Goal of the exercise:
Begin with the first line below and retype each line exactly through the line containing "from matplotlib.patches import Ellipse". Any pictures are to be left out.

Material provided:
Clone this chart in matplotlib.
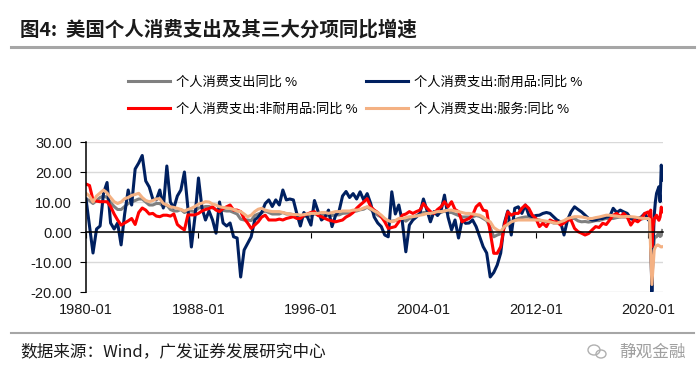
import numpy as np
import pandas as pd
import matplotlib
matplotlib.use("Agg")
import matplotlib.pyplot as plt
from matplotlib.lines import Line2D
from matplotlib.patches import Ellipse

# 日期：1980-2019按季度取值，2020-01之后按月取值
dates = pd.date_range("1980-01-01", "2019-10-01", freq="QS").append(
    pd.date_range("2020-01-01", "2021-01-01", freq="MS"))

# 个人消费支出同比 %
pce_total = [
    11, 10.5, 9.5, 10.5,  11.5, 12, 11.5, 9.8,  8.5, 7.5, 7.5, 8.5,  9.5, 10, 10.5, 11,
    11, 10, 9, 9,  9.5, 9.5, 8.5, 9,  7.5, 7, 7, 7.5,  6.5, 7, 7, 6.8,
    8, 8.2, 8.5, 8.5,  8, 7.5, 7.5, 7.2,  7, 7, 6.5, 6,  4.3, 4, 4, 3.8,
    5.5, 6, 6.5, 7,  6.5, 6, 6, 6,  6.5, 6, 6, 5.8,  5.2, 5, 5.2, 5.2,
    5.5, 6, 5.8, 5.6,  5.7, 5.4, 5.5, 5.7,  5.7, 6.2, 6.3, 6.3,  6.8, 7, 7.4, 7.6,
    8.3, 7.5, 6.5, 5.6,  5, 4.2, 3.5, 3.6,  3.8, 4, 4.5, 3.6,  4.5, 4.8, 5.5, 6,
    6.5, 6.5, 5.8, 6.3,  6.3, 6.5, 7, 6.5,  6.5, 6, 5.5, 5,  5, 5, 5, 5.5,
    5.2, 4.5, 3.8, 1.5,  -1.6, -1, -0.6, 1.5,  3.3, 3.4, 4, 4.5,  4.8, 5, 5, 4.5,
    4.3, 4, 3.5, 3.5,  3.5, 3, 3, 3.2,  3, 3.9, 4.5, 4.5,  3.7, 3.4, 3.5, 3.3,
    3.5, 3.8, 3.8, 4.2,  4.5, 4.5, 4.5, 4.8,  5, 5, 5, 4.5,  4, 4.4, 4.3, 4.6,
    4.5, 4.4, -3.5, -17.5, -8.5, -2.5, -1.5, -1.6, -0.8, -0.6, -1.5, -1.2, 0.5,
]

# 个人消费支出:耐用品:同比 %
pce_durable = [
    11, 2, -7, 1,  2, 13, 16.5, 3,  1, 3, -4.3, 6,  14, 9, 21, 23,
    25.5, 17, 15, 11,  10.7, 14, 8, 22,  10, 8, 12, 14,  20, 8, -5, 5,
    18, 8, 4, 7,  4, -0.4, 10, 3,  2, 3, -1.6, -2,  -15, -6, -3.8, -1.6,
    4, 5, 6.5, 9.5,  10.7, 8.5, 10.7, 9,  14, 10.7, 11, 10.7,  6, 2, 6.5, 5,
    2.3, 10.5, 7, 4,  5, 7.3, 1.8, 5.5,  7, 12, 13.5, 11.5,  12.8, 11, 13.4, 10.7,
    12.8, 9.5, 5, 3,  1.8, -1, -1.6, 13.4,  6, 9, 3.5, -6.6,  2.3, 4, 5, 6.2,
    11, 7.3, 3.4, 6.8,  5.5, 7, 12.3, 5,  0.7, 4, -2, 4,  2.9, 3, 4, 1.8,
    -1.6, -4.9, -7, -15,  -13.5, -11, -7, 2.9,  7, -1, 7.9, 8.4,  6.2, 9, 5.6, 5.1,
    5.5, 5.6, 6.2, 6.5,  6.2, 5.1, 4, 3.4,  -1, 4, 6.7, 8.4,  7.5, 6.7, 5.6, 4.5,
    4, 4, 4.5, 4.5,  5, 5.1, 7.9, 6.5,  7.3, 6.7, 6.2, 4.5,  4, 4.5, 5, 6.2,
    4, 4.5, -2.2, -19.9, -5, 5.6, 10.1, 12.9, 14, 15.1, 10.1, 22.3, 17.3,
]

# 个人消费支出:非耐用品:同比 %
pce_nondurable = [
    16, 15.5, 10.7, 10.3,  10.1, 10.1, 10.1, 8.5,  6, 4, 2.3, 3,  3.7, 4.5, 2.5, 6.5,
    8, 7.3, 6, 6.2,  5.3, 5.1, 5.6, 5.6,  5.3, 6, 2.5, 1.5,  0.7, 5.7, 5.7, 5.7,
    6.2, 7, 7.5, 7.8,  8.4, 7.3, 6.8, 7.8,  8.4, 9, 7.3, 7.3,  6.8, 4.5, 3, 1.2,
    2.3, 3.4, 5, 5.6,  4, 4, 4, 4.3,  4, 4.5, 4.8, 5.1,  4.5, 4.5, 5.6, 6,
    6.5, 6.8, 5.5, 5.1,  4.5, 4, 3.7, 3.4,  3.7, 4, 5, 5.6,  6.5, 7.9, 9, 10,
    11.1, 8.4, 7.3, 6.5,  5.1, 3.4, 1.2, 1.5,  1.8, 3.4, 5.6, 6,  6.8, 6.2, 6.8, 7.3,
    9.5, 8, 6.8, 6.2,  7.5, 8.4, 10.1, 8.4,  10.1, 7.5, 6.8, 3.4,  4, 4.5, 5.6, 8.4,
    9.5, 7.3, 7, 0,  -7.1, -7.1, -4.9, 2,  6.7, 5.6, 6.2, 6.2,  7.9, 9, 7.9, 5.6,
    4.5, 1.8, 2.9, 1.8,  4, 3.4, 3.4, 2.3,  3, 4, 4, 1.2,  0.1, -0.4, -1, -0.5,
    0.7, 1.8, 1.5, 2.9,  2.5, 4, 5.6, 6.2,  5.1, 6.2, 5, 2.3,  4, 3.4, 4.5, 6.2,
    6.7, 5, 7.3, -4.9, 1.8, 4.5, 5, 5.6, 4.5, 3.9, 5, 8.3, 6.7,
]

# 个人消费支出:服务:同比 %
pce_services = [
    12.9, 12, 10, 12,  13, 14, 13, 11.5,  10.1, 9.5, 10, 11.1,  11.5, 12.2, 12.5, 12.9,
    11.5, 10.5, 10.1, 10.5,  11, 11.1, 9.5, 9,  8.4, 8.2, 7.9, 7.5,  7, 7.5, 7.9, 8.5,
    9.3, 9.6, 10.1, 10,  9.3, 9, 8.4, 8.2,  8, 7.9, 7.5, 7,  6.8, 6, 5.1, 5.6,
    6.8, 7.6, 7.9, 7.3,  7, 6.8, 6.8, 6.8,  6.5, 6.2, 6, 5.8,  5.8, 5.6, 5.8, 6,
    6.2, 6.2, 6.2, 6.5,  6.5, 6.2, 6.5, 6.8,  6.8, 7, 7, 7,  7.3, 7.3, 7.5, 8,
    8.4, 7.8, 7, 6.5,  5.6, 4.5, 3.8, 3.4,  3.8, 4.5, 4.5, 4.8,  5.1, 5.1, 5.3, 5.6,
    5.8, 6.2, 6.2, 6.5,  6.8, 6.8, 7, 7.3,  7.3, 7, 6.8, 6.5,  6.2, 6.2, 6, 5.8,
    5.6, 5, 4, 3.4,  1.5, 0.7, 0.1, 1.8,  2.5, 3.4, 3.8, 4,  4, 4, 4, 4,
    4, 4, 3.8, 3.6,  3.4, 3.1, 2.9, 3.4,  3.8, 4.5, 4.8, 5.1,  5.1, 5, 4.8, 4.5,
    4.5, 4.8, 5, 5.3,  5.6, 5.6, 5.4, 5.3,  5.1, 5.1, 5.2, 5.1,  5, 4.8, 4.6, 4.5,
    4.5, 4.2, -6.8, -17.5, -12, -6, -5, -4.5, -4.3, -4.5, -4.8, -5, -4.9,
]

series_labels = ["个人消费支出同比 %", "个人消费支出:耐用品:同比 %",
                 "个人消费支出:非耐用品:同比 %", "个人消费支出:服务:同比 %"]
series_colors = ["#808080", "#002060", "#FF0000", "#F4B183"]

x_tick_years = [1980, 1988, 1996, 2004, 2012, 2020]
y_ticks = [-20, -10, 0, 10, 20, 30]

CJK = ["Noto Sans CJK SC", "DejaVu Sans"]


def draw_chart():
    fig = plt.figure(figsize=(7.0, 3.79), dpi=100)
    ax = fig.add_axes([86 / 700, 87 / 379, 577 / 700, 150 / 379])

    all_series = [pce_total, pce_durable, pce_nondurable, pce_services]
    lines = []
    for values, label, color in zip(all_series, series_labels, series_colors):
        line, = ax.plot(dates, values, color=color, lw=2.2, label=label)
        lines.append(line)

    ax.set_xlim(pd.Timestamp("1980-01-01"), pd.Timestamp("2021-01-15"))
    ax.set_ylim(-20, 30)

    # 坐标轴样式
    ax.spines["top"].set_visible(False)
    ax.spines["right"].set_visible(False)
    ax.spines["bottom"].set_position(("data", 0))
    ax.spines["bottom"].set_linewidth(1.1)
    ax.spines["left"].set_linewidth(1.1)
    ax.yaxis.grid(True, color="#D9D9D9", lw=1.0)
    ax.set_axisbelow(True)

    ax.set_yticks(y_ticks)
    ax.set_yticklabels([f"{v:.2f}" for v in y_ticks], fontfamily="Liberation Sans",
                       fontsize=10.5, color="#1a1a1a")
    ax.tick_params(axis="y", direction="out", length=4, pad=6)

    tick_dates = [pd.Timestamp(f"{y}-01-01") for y in x_tick_years]
    ax.set_xticks(tick_dates)
    ax.tick_params(axis="x", direction="out", length=4, labelbottom=False)
    for d, y in zip(tick_dates, x_tick_years):
        ax.text(d, -0.12, f"{y}-01", transform=ax.get_xaxis_transform(), ha="center",
                va="center", fontsize=10.5, fontfamily="Liberation Sans", color="#1a1a1a")

    # 图例：两行两列
    order = [0, 2, 1, 3]
    fig.legend([lines[i] for i in order], [series_labels[i] for i in order],
               loc="upper left", bbox_to_anchor=(128 / 700, 1 - 76 / 379), ncol=2,
               frameon=False, borderpad=0, borderaxespad=0, handlelength=3.2,
               handletextpad=0.45, columnspacing=0.6, labelspacing=1.05,
               prop={"family": CJK, "size": 9.5})

    # 标题、分隔线、来源
    fig.text(20 / 700, 1 - 30 / 379, "图4:  美国个人消费支出及其三大分项同比增速",
             fontsize=14, fontweight="bold", family=CJK, va="center", color="#1a1a1a")
    fig.add_artist(Line2D([11 / 700, 694 / 700], [1 - 47 / 379] * 2,
                          color="#A6A6A6", lw=2.2))
    fig.add_artist(Line2D([11 / 700, 694 / 700], [1 - 333 / 379] * 2,
                          color="#A6A6A6", lw=1.5))
    fig.text(20 / 700, 1 - 352 / 379, "数据来源：Wind，广发证券发展研究中心",
             fontsize=12, family=CJK, va="center", color="#1a1a1a")

    # 右下角水印（带简化的微信图标）
    fig.text(686 / 700, 1 - 352 / 379, "静观金融", fontsize=12, family=CJK,
             va="center", ha="right", color="#A0A0A0")
    for cx, cy, w, h in [(594, 350, 12, 10), (601, 354, 10, 8)]:
        fig.add_artist(Ellipse((cx / 700, 1 - cy / 379), w / 700, h / 379,
                               transform=fig.transFigure, fill=False,
                               edgecolor="#B0B0B0", lw=1.0))

    fig.savefig("out.png", dpi=100)


if __name__ == "__main__":
    draw_chart()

Result of this task:
Clone this chart in matplotlib.
import numpy as np
import pandas as pd
import matplotlib
matplotlib.use("Agg")
import matplotlib.pyplot as plt
from matplotlib.lines import Line2D
from matplotlib.patches import Ellipse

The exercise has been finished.